PHILIPPE ZAWIEJA, psychosociologue, directeur de la recherche du cabinet Ekilibre, auteur de La fatigue , sorti le 20 août, en « Que sais-je » aux Presses universitaires de France (PUF)
Peut-on parler d’un lien entre fatigue et démission ?
Le terme de fatigue est utilisé pour exprimer un phénomène de ras-le-bol, de saturation, pour désigner des phénomènes de « trop », mais aussi de « pas assez » : trop de contrôle, trop de temps de trajet, trop d’empêchements de la vie privée, et pas assez de reconnaissance, d’autonomie, de lien social ou bien encore de rémunération. C’est un terme un peu galvaudé. Il a pris le sens de quasi malaise.
Avons-nous une utilisation décomplexée de ce terme, de nos jours ?
Il y a deux siècles, la fatigue valait pour le bagne, pour les épreuves de la guerre ou d’un voyage en charrette. Aujourd’hui, la fatigue est physique, éthique, morale, informationnelle, démocratique… Et, curieusement, on la pense être un frein pour passer à l’acte, mais elle est aussi un catalyseur qui pousse, qui peut booster. Mais pouvoir démissionner aujourd’hui, compte tenu des circonstances économiques, constitue une situation de favorisé. C’est presque un luxe d’avoir la chance de trouver une entreprise qui corresponde à vos aspirations, vos valeurs, l’environnement de travail attendu…

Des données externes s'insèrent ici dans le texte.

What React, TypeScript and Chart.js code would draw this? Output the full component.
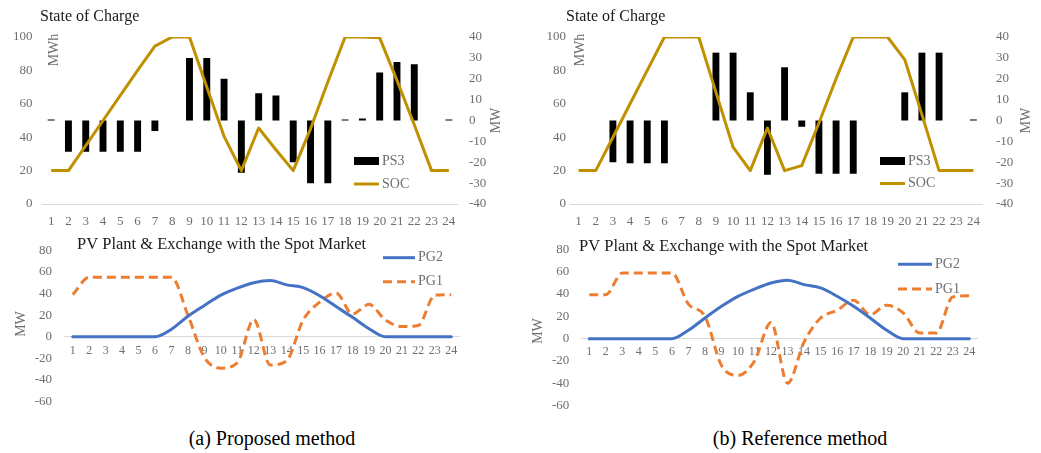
import React, { useEffect, useRef } from 'react';
import { Chart, registerables } from 'chart.js';

Chart.register(...registerables);

// ---------- data ----------
const hours = ['1', '2', '3', '4', '5', '6', '7', '8', '9', '10', '11', '12', '13', '14', '15', '16', '17', '18', '19', '20', '21', '22', '23', '24'];

// (a) Proposed method
const ps3Proposed = [0.5, -15, -15, -15, -15, -15, -5, null, 30, 30, 20, -25, 13, 12, -20, -30, -30, 0.5, 1, 23, 28, 27, null, 0.5];
const socProposed = [20, 20, 35, 50, 65, 80, 94.5, 100, 100, 70, 40.5, 20, 45.5, 32.5, 20, 45, 73, 100, 100, 99.5, 74, 47.5, 20, 20];
const pg2Proposed = [0, 0, 0, 0, 0, 0, 7, 19, 29, 38.5, 45, 50, 52, 48, 45.5, 38, 28, 18, 7.5, 0, 0, 0, 0, 0];
const pg1Proposed = [39, 55, 55, 55, 55, 55, 55, 20, -19, -29, -24, 16, -26, -22, 15.5, 32, 40.5, 21, 30, 15.5, 9.5, 10.5, 38.5, 39];

// (b) Reference method
const ps3Reference = [null, null, -20, -20.5, -20.5, -20.5, null, null, 32.5, 32.5, 13.5, -26, 25.5, -3, -25.5, -25.5, -25.5, null, null, 13.5, 32.5, 32.5, null, 0.5];
const socReference = [20, 20, 40, 60, 80, 100, 100, 100, 67, 34, 20, 45.5, 20, 23, 48.5, 75, 100, 100, 100, 86.5, 53.5, 20, 20, 20];
const pg2Reference = [0, 0, 0, 0, 0, 0, 7.5, 18.5, 29, 38, 44.5, 50, 52.5, 48.5, 45.5, 38, 29, 18.5, 7.5, 0, 0, 0, 0, 0];
const pg1Reference = [39.5, 39.5, 59, 59, 59, 59, 31, 20, -24, -33, -20, 14.5, -40, -3, 18.5, 25.5, 34.5, 21.5, 30, 23, 5, 5, 37.5, 38.5];

// ---------- styles ----------
const FONT = "'Liberation Serif', 'Times New Roman', serif";
const GRAY = '#6e6e6e';
const AXIS = '#d9d9d9';
const SOC_COLOR = '#BF9000';
const PG2_COLOR = '#4472C4';
const PG1_COLOR = '#ED7D31';

const overlayPlugin = {
  id: 'overlay',
  afterDraw(chart: any, _args: any, opts: any) {
    const ctx = chart.ctx as CanvasRenderingContext2D;
    ctx.save();
    (opts.texts || []).forEach((t: any) => {
      ctx.save();
      ctx.font = `${t.size}px ${FONT}`;
      ctx.fillStyle = t.color;
      ctx.textBaseline = 'middle';
      ctx.textAlign = t.align || 'left';
      ctx.translate(t.x, t.y);
      if (t.rotate) ctx.rotate(-Math.PI / 2);
      ctx.fillText(t.text, 0, 0);
      ctx.restore();
    });
    (opts.legend || []).forEach((l: any) => {
      const ds = chart.data.datasets[l.index];
      ctx.save();
      if (ds.type === 'bar' || (!ds.type && chart.config.type === 'bar')) {
        ctx.fillStyle = ds.backgroundColor;
        ctx.fillRect(l.x, l.y - 4, l.w, 8);
      } else {
        ctx.strokeStyle = ds.borderColor;
        ctx.lineWidth = ds.borderWidth;
        ctx.setLineDash(ds.borderDash || []);
        ctx.beginPath();
        ctx.moveTo(l.x, l.y);
        ctx.lineTo(l.x + l.w, l.y);
        ctx.stroke();
      }
      ctx.setLineDash([]);
      ctx.font = `14px ${FONT}`;
      ctx.fillStyle = GRAY;
      ctx.textBaseline = 'middle';
      ctx.textAlign = 'left';
      ctx.fillText(ds.label, l.x + l.w + 3, l.y);
      ctx.restore();
    });
    ctx.restore();
  },
};

type Geo = { W: number; H: number; left: number; right: number; top: number; bottom: number; yPad: number; y1Pad?: number; xPad: number };

function socConfig(ps3: (number | null)[], soc: number[], g: Geo, texts: any[], legend: any[]) {
  const tickFont = { family: FONT, size: 13 };
  return {
    type: 'bar',
    data: {
      labels: hours,
      datasets: [
        { type: 'line', label: 'SOC', data: soc, yAxisID: 'y', borderColor: SOC_COLOR, backgroundColor: SOC_COLOR, borderWidth: 3, pointRadius: 0, tension: 0, fill: false, order: 0, borderJoinStyle: 'round' },
        { type: 'bar', label: 'PS3', data: ps3, yAxisID: 'y1', backgroundColor: '#000000', barPercentage: 0.4, categoryPercentage: 1, order: 1 },
      ],
    },
    options: {
      responsive: false,
      animation: false,
      layout: { padding: { top: g.top, left: 0, right: 0, bottom: 0 } },
      plugins: { legend: { display: false }, tooltip: { enabled: false }, overlay: { texts, legend } },
      scales: {
        x: {
          offset: true,
          grid: { display: false, drawTicks: false },
          border: { display: true, color: AXIS, width: 1 },
          ticks: { color: GRAY, font: tickFont, padding: g.xPad, maxRotation: 0, autoSkip: false },
          afterFit: (s: any) => { s.height = g.H - g.bottom; },
        },
        y: {
          position: 'left', min: 0, max: 100,
          grid: { display: false, drawTicks: false }, border: { display: false },
          ticks: { stepSize: 20, color: GRAY, font: tickFont, padding: g.yPad },
          afterFit: (s: any) => { s.width = g.left; },
        },
        y1: {
          position: 'right', min: -40, max: 40,
          grid: { display: false, drawTicks: false }, border: { display: false },
          ticks: { stepSize: 10, color: GRAY, font: tickFont, padding: g.y1Pad },
          afterFit: (s: any) => { s.width = g.W - g.right; },
        },
      },
    },
    plugins: [overlayPlugin],
  };
}

function pvConfig(pg2: number[], pg1: number[], g: Geo, texts: any[], legend: any[]) {
  return {
    type: 'line',
    data: {
      labels: hours,
      datasets: [
        { label: 'PG2', data: pg2, borderColor: PG2_COLOR, backgroundColor: PG2_COLOR, borderWidth: 3, pointRadius: 0, cubicInterpolationMode: 'monotone', fill: false, borderJoinStyle: 'round', borderCapStyle: 'round' },
        { label: 'PG1', data: pg1, borderColor: PG1_COLOR, backgroundColor: PG1_COLOR, borderWidth: 3, borderDash: [9, 5], pointRadius: 0, cubicInterpolationMode: 'monotone', fill: false },
      ],
    },
    options: {
      responsive: false,
      animation: false,
      layout: { padding: { top: g.top, left: 0, right: g.W - g.right, bottom: g.H - g.bottom } },
      plugins: { legend: { display: false }, tooltip: { enabled: false }, overlay: { texts, legend } },
      scales: {
        x: {
          position: { y: 0 },
          offset: true,
          grid: { display: false, drawTicks: false },
          border: { display: true, color: AXIS, width: 1 },
          ticks: { color: GRAY, font: { family: FONT, size: 12 }, padding: g.xPad, maxRotation: 0, autoSkip: false },
        },
        y: {
          position: 'left', min: -60, max: 80,
          grid: { display: false, drawTicks: false }, border: { display: false },
          ticks: { stepSize: 20, color: GRAY, font: { family: FONT, size: 13 }, padding: g.yPad },
          afterFit: (s: any) => { s.width = g.left; },
        },
      },
    },
    plugins: [overlayPlugin],
  };
}

function ChartBox({ left, top, width, height, make }: { left: number; top: number; width: number; height: number; make: () => any }) {
  const ref = useRef<HTMLCanvasElement>(null);
  useEffect(() => {
    const chart = new Chart(ref.current as HTMLCanvasElement, make());
    return () => chart.destroy();
  }, []);
  return <canvas ref={ref} width={width} height={height} style={{ position: 'absolute', left, top, width, height }} />;
}

const geoTopA: Geo = { W: 510, H: 232, left: 42.5, right: 457.5, top: 37, bottom: 204, yPad: 10, y1Pad: 11.5, xPad: 10 };
const geoTopB: Geo = { W: 521, H: 232, left: 50, right: 462, top: 37, bottom: 204, yPad: 4, y1Pad: 14, xPad: 10 };
const geoBotA: Geo = { W: 510, H: 192, left: 64.5, right: 459.5, top: 10.7, bottom: 179.8, yPad: 12.5, xPad: 7 };
const geoBotB: Geo = { W: 521, H: 195, left: 61, right: 457.6, top: 18.3, bottom: 185, yPad: 11.7, xPad: 6 };

export default function App() {
  return (
    <div style={{ position: 'absolute', left: 0, top: 0, width: 1041, height: 453, background: '#ffffff', overflow: 'hidden' }}>
      <ChartBox left={0} top={0} width={geoTopA.W} height={geoTopA.H} make={() => socConfig(ps3Proposed, socProposed, geoTopA, [
        { text: 'State of Charge', x: 40, y: 17, size: 16, color: '#1a1a1a' },
        { text: 'MWh', x: 54, y: 50, size: 14, color: GRAY, rotate: true, align: 'center' },
        { text: 'MW', x: 496, y: 120.5, size: 14, color: GRAY, rotate: true, align: 'center' },
      ], [
        { index: 1, x: 354, y: 161, w: 25 },
        { index: 0, x: 354, y: 184, w: 25 },
      ])} />
      <ChartBox left={520} top={0} width={geoTopB.W} height={geoTopB.H} make={() => socConfig(ps3Reference, socReference, geoTopB, [
        { text: 'State of Charge', x: 46, y: 17, size: 16, color: '#1a1a1a' },
        { text: 'MWh', x: 60, y: 50, size: 14, color: GRAY, rotate: true, align: 'center' },
        { text: 'MW', x: 506, y: 120.5, size: 14, color: GRAY, rotate: true, align: 'center' },
      ], [
        { index: 1, x: 360, y: 161, w: 25 },
        { index: 0, x: 360, y: 183.5, w: 25 },
      ])} />
      <ChartBox left={0} top={230} width={geoBotA.W} height={geoBotA.H} make={() => pvConfig(pg2Proposed, pg1Proposed, geoBotA, [
        { text: 'PV Plant & Exchange with the Spot Market', x: 77, y: 15, size: 16.5, color: '#1a1a1a' },
        { text: 'MW', x: 21.5, y: 94, size: 14, color: GRAY, rotate: true, align: 'center' },
      ], [
        { index: 0, x: 383, y: 27.7, w: 32 },
        { index: 1, x: 383, y: 51.7, w: 32 },
      ])} />
      <ChartBox left={520} top={230} width={geoBotB.W} height={geoBotB.H} make={() => pvConfig(pg2Reference, pg1Reference, geoBotB, [
        { text: 'PV Plant & Exchange with the Spot Market', x: 59, y: 16.7, size: 16.5, color: '#1a1a1a' },
        { text: 'MW', x: 18.5, y: 101, size: 14, color: GRAY, rotate: true, align: 'center' },
      ], [
        { index: 0, x: 378, y: 34.3, w: 34 },
        { index: 1, x: 378, y: 59, w: 34 },
      ])} />
      <div style={{ position: 'absolute', left: 172, top: 425, width: 200, textAlign: 'center', fontFamily: FONT, fontSize: 20, lineHeight: '26px', color: '#000' }}>(a) Proposed method</div>
      <div style={{ position: 'absolute', left: 700, top: 425, width: 200, textAlign: 'center', fontFamily: FONT, fontSize: 20, lineHeight: '26px', color: '#000' }}>(b) Reference method</div>
    </div>
  );
}
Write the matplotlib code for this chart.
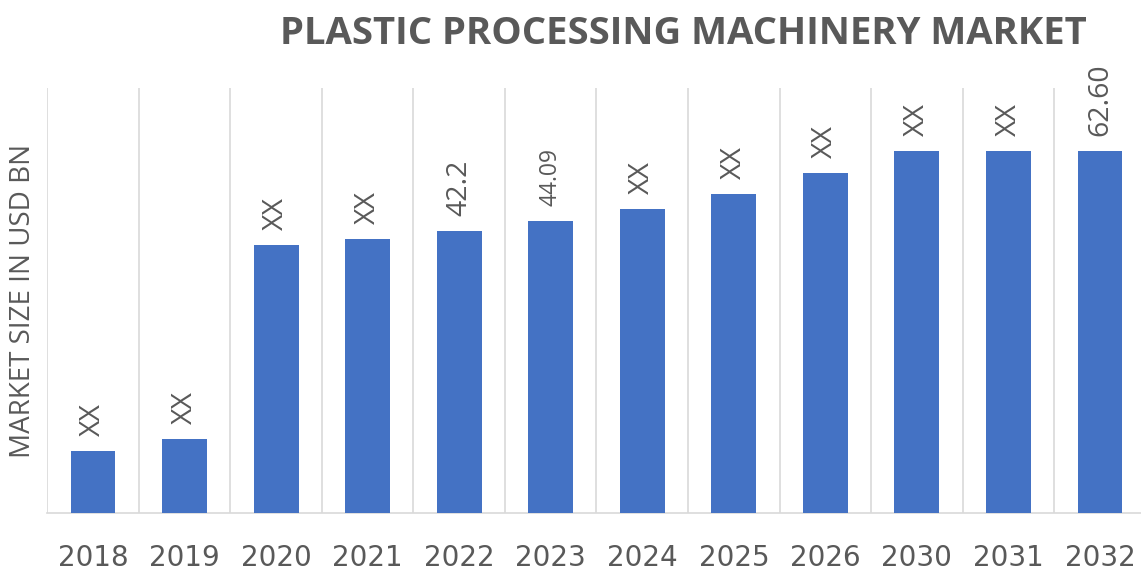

Doit-on en parler dans son entreprise ?
On en discute avec ses collègues, pas avec son manager. Quand on dit « fatigue », on n’a pas encore pointé la responsabilité de l’entreprise. La fatigue admet d’autres causes. Mais elle est perçue comme une situation d’injustice et d’anormalité. Il y a une injonction à la performance, dans chacun de nos rôles. L’économie capitaliste a grignoté tous nos temps morts. Voyez Netflix. On pointe le boulot, mais nous sommes soumis à énormément de tentations. Avec la démission, on change de job, se retrouvant tout feu, tout flamme, mais c’est oublier notre vie extraprofessionnelle… qui ne change pas.